Something I think is incredibly important – something I advocate for, something I passionately beg the church for – is not exactly in Scripture.

These are technical terms that missionaries have created, defined, written up, passionately commended, argued from bits of Scripture, debated, called each other names over.

“Charity” you will find. “Gentiles” you will find. Even “ethne” you will find. But not closure. Not finish the task. Not reach the unreached. Not 10/40 Window.

So why hold to them?

I do, partly because once upon a time I was given a vision of the unreached, one that marked my life, one that I do not fully understand but cannot argue with.

And, more to the Biblical point, because I believe that in Matthew 28 (and other places) Jesus gave us a task, and having given it to us, he expects that we should finish it.
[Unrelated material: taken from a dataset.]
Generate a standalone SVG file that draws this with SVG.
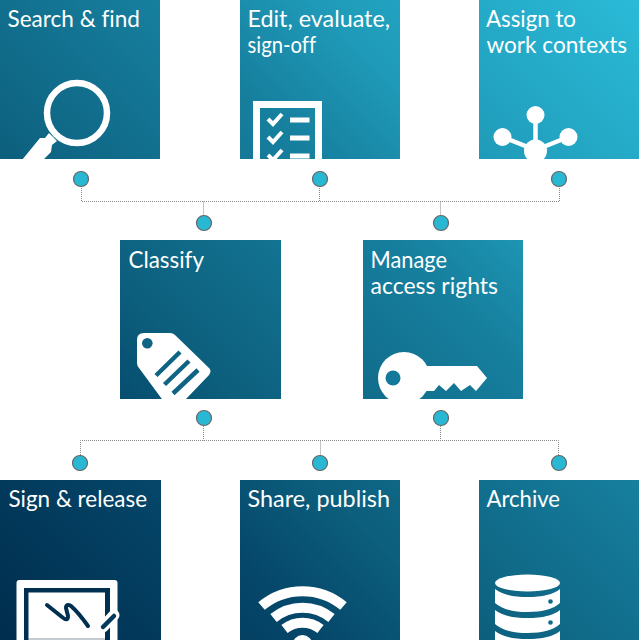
<svg xmlns="http://www.w3.org/2000/svg" width="640" height="640" viewBox="0 0 640 640">
<style>
.tile{fill:url(#g)}
.lbl{font-family:"Lato","Noto Sans",sans-serif;font-size:23.5px;fill:#fff;font-variant-ligatures:none}
.dot{fill:#29b8d4;stroke:#666;stroke-width:1.200}
.ln{fill:none;stroke:#888;stroke-width:1;stroke-dasharray:1 1}
.w{fill:#fff}
.ws{fill:none;stroke:#fff}
</style>
<defs>
<linearGradient id="g" gradientUnits="userSpaceOnUse" x1="640" y1="0" x2="0" y2="640">
<stop offset="0" stop-color="#2abbd8"/>
<stop offset="0.25" stop-color="#1f9bb9"/>
<stop offset="0.375" stop-color="#17809f"/>
<stop offset="0.625" stop-color="#0c5f7d"/>
<stop offset="0.75" stop-color="#05476a"/>
<stop offset="1" stop-color="#002d4d"/>
</linearGradient>
<clipPath id="c1"><rect x="0" y="0" width="160" height="159"/></clipPath>
<clipPath id="c2"><rect x="240" y="0" width="160" height="159"/></clipPath>
<clipPath id="c3"><rect x="479" y="0" width="160" height="159"/></clipPath>
<clipPath id="c4"><rect x="120" y="240" width="161" height="159"/></clipPath>
<clipPath id="c5"><rect x="363" y="240" width="160" height="159"/></clipPath>
<clipPath id="c6"><rect x="0" y="480" width="161" height="160"/></clipPath>
<clipPath id="c7"><rect x="240" y="480" width="160" height="160"/></clipPath>
<clipPath id="c8"><rect x="479" y="480" width="160" height="160"/></clipPath>
</defs>
<g id="connectors">
<path class="ln" d="M81.500 186V201.500H559.500V186M203.500 201.500V215M440.500 201.500V215M319.500 186V201.500"/>
<path class="ln" d="M203.500 426V440.500M440.500 426V440.500M80.500 455V440.500H558.500V455M320.500 440.500V455"/>
</g>
<g id="node-search">
<rect class="tile" x="0" y="0" width="160" height="159"/>
<text class="lbl" x="7.500" y="27" textLength="132.500" lengthAdjust="spacingAndGlyphs">Search &amp; find</text>
<g clip-path="url(#c1)">
<circle class="ws" cx="77" cy="113" r="30" stroke-width="6.500"/>
<path class="w" d="M49 133L57 141L52 145L51 152L43 160L22 160L40 138L45 138Z"/>
</g>
</g>
<g id="node-edit">
<rect class="tile" x="240" y="0" width="160" height="159"/>
<text class="lbl" x="247.500" y="27" textLength="142.500" lengthAdjust="spacingAndGlyphs">Edit, evaluate,</text>
<text class="lbl" x="247.500" y="53" textLength="68.500" lengthAdjust="spacingAndGlyphs">sign-off</text>
<g clip-path="url(#c2)">
<rect class="ws" x="256.500" y="104.500" width="62" height="70" stroke-width="7"/>
<path class="ws" stroke-width="4" d="M268 119L273 124L282 114M268 137L273 142L282 132M268 155L273 160L282 150"/>
<path class="w" d="M290 117.500H309.500V122.500H290ZM290 135.500H309.500V140.500H290ZM290 153.500H309.500V158.500H290Z"/>
</g>
</g>
<g id="node-assign">
<rect class="tile" x="479" y="0" width="160" height="159"/>
<text class="lbl" x="486" y="27" textLength="90" lengthAdjust="spacingAndGlyphs">Assign to</text>
<text class="lbl" x="486.500" y="53" textLength="140.500" lengthAdjust="spacingAndGlyphs">work contexts</text>
<g clip-path="url(#c3)">
<path class="ws" stroke-width="4.500" d="M535.500 115V152M502.500 137L535.500 150M568.500 137L535.500 150"/>
<circle class="w" cx="535.500" cy="115" r="9"/>
<circle class="w" cx="502.500" cy="137" r="9"/>
<circle class="w" cx="568.500" cy="137" r="9"/>
<circle class="w" cx="535.500" cy="151" r="11.500"/>
</g>
</g>
<g id="node-classify">
<rect class="tile" x="120" y="240" width="161" height="159"/>
<text class="lbl" x="128.500" y="268" textLength="75.500" lengthAdjust="spacingAndGlyphs">Classify</text>
<g clip-path="url(#c4)">
<path class="w" d="M144 333H170Q173 333 175 335L209 368Q212 371 209 375L186 399L170 410L139 368Q137 366 137 363V340Q137 333 144 333Z"/>
<circle cx="147.300" cy="343.300" r="5.300" fill="#0f6484"/>
<path fill="none" stroke="#0f6484" stroke-width="4.500" stroke-linecap="butt" d="M156 375.500L180 352M164.500 384.500L189 361M173 393.500L198 370"/>
</g>
</g>
<g id="node-manage">
<rect class="tile" x="363" y="240" width="160" height="159"/>
<text class="lbl" x="370.500" y="268" textLength="76.500" lengthAdjust="spacingAndGlyphs">Manage</text>
<text class="lbl" x="370.500" y="294" textLength="127.500" lengthAdjust="spacingAndGlyphs">access rights</text>
<g clip-path="url(#c5)">
<circle class="w" cx="404" cy="378" r="26"/>
<path class="w" d="M420 366H477L487 378L476 391L470 385L461 391L454 383L446 391L439 385L434 391H420Z"/>
<circle cx="393" cy="378" r="7.500" fill="#14789a"/>
</g>
</g>
<g id="node-sign">
<rect class="tile" x="0" y="480" width="161" height="160"/>
<text class="lbl" x="8.500" y="507" textLength="138.500" lengthAdjust="spacingAndGlyphs">Sign &amp; release</text>
<g clip-path="url(#c6)">
<rect class="w" x="16.500" y="580" width="101" height="70" rx="3"/>
<rect x="24" y="588" width="86" height="60" fill="#003050"/>
<rect class="w" x="28.500" y="592.500" width="76.500" height="46"/>
<rect x="28.500" y="638" width="76.500" height="2" fill="#c4ccd2"/>
<path fill="none" stroke="#003050" stroke-width="4" stroke-linecap="round" stroke-linejoin="round" d="M47 605L62 617Q68 622 68 616L66 608Q66 603 71 606Q78 612 88 626"/>
<path fill="none" stroke="#fff" stroke-width="11" stroke-linecap="round" d="M103 627L114 615"/>
<path fill="none" stroke="#003a5c" stroke-width="4.500" stroke-linecap="round" d="M103 627L114 616"/>
</g>
</g>
<g id="node-share">
<rect class="tile" x="240" y="480" width="160" height="160"/>
<text class="lbl" x="247.500" y="507" textLength="142.500" lengthAdjust="spacingAndGlyphs">Share, publish</text>
<g clip-path="url(#c7)">
<g fill="none" stroke="#fff" stroke-width="10">
<path d="M261.500 606A64 64 0 0 1 343.500 606"/>
<path d="M273.500 618A46 46 0 0 1 331.500 618"/>
<path d="M284.500 629A29 29 0 0 1 320.500 629"/>
</g>
<circle class="w" cx="302.500" cy="645" r="10"/>
</g>
</g>
<g id="node-archive">
<rect class="tile" x="479" y="480" width="160" height="160"/>
<text class="lbl" x="486.500" y="507" textLength="73.500" lengthAdjust="spacingAndGlyphs">Archive</text>
<g clip-path="url(#c8)">
<ellipse class="w" cx="527.500" cy="583" rx="32.500" ry="8.500"/>
<g fill="#fff">
<path d="M495 589Q505 597 527.500 597T560 589V603Q550 612 527.500 612T495 603Z"/>
<path d="M495 610Q505 618 527.500 618T560 610V624Q550 633 527.500 633T495 624Z"/>
<path d="M495 631Q505 639 527.500 639T560 631V650H495Z"/>
</g>
<circle cx="550.500" cy="601.500" r="2.300" fill="#10698a"/>
<circle cx="550.500" cy="622.500" r="2.300" fill="#10698a"/>
</g>
</g>
<g id="dots">
<circle class="dot" cx="81" cy="179" r="7.500"/>
<circle class="dot" cx="320" cy="179" r="7.500"/>
<circle class="dot" cx="559" cy="179" r="7.500"/>
<circle class="dot" cx="204" cy="223" r="7.500"/>
<circle class="dot" cx="441" cy="223" r="7.500"/>
<circle class="dot" cx="204" cy="418" r="7.500"/>
<circle class="dot" cx="441" cy="418" r="7.500"/>
<circle class="dot" cx="80" cy="463" r="7.500"/>
<circle class="dot" cx="320" cy="463" r="7.500"/>
<circle class="dot" cx="559" cy="463" r="7.500"/>
</g>
</svg>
I tell my children to clean the kitchen, and I expect them to do the job. If I, as the head of house, expect this of my children, should I not expect the same of the one who is head of me?

My idea of “finishing the task” is perhaps different from others. That’s okay. I’ll argue for mine, but with genteel charity and kindness (I hope). In my idea, I think “unreached” is important (and unevangelized, and unengaged) because of two logical things: first, that there are people who have not yet heard the Gospel (thus my task is not finished); second, because of the Paul’s strategy of not preaching the Gospel where it is known.

And I think the other terms are important as tools, tactics and measuring rods.

So when someone argues with you–or me–that closure is not Biblical, don’t argue. Agree. It’s not. It’s just a useful tool for defining part of the space, task, responsibility that Christ has called the church to, and the gap in the wall toward which I (and others like me) go. You may have another gap to fill, and that’s good. The Body needs all parts.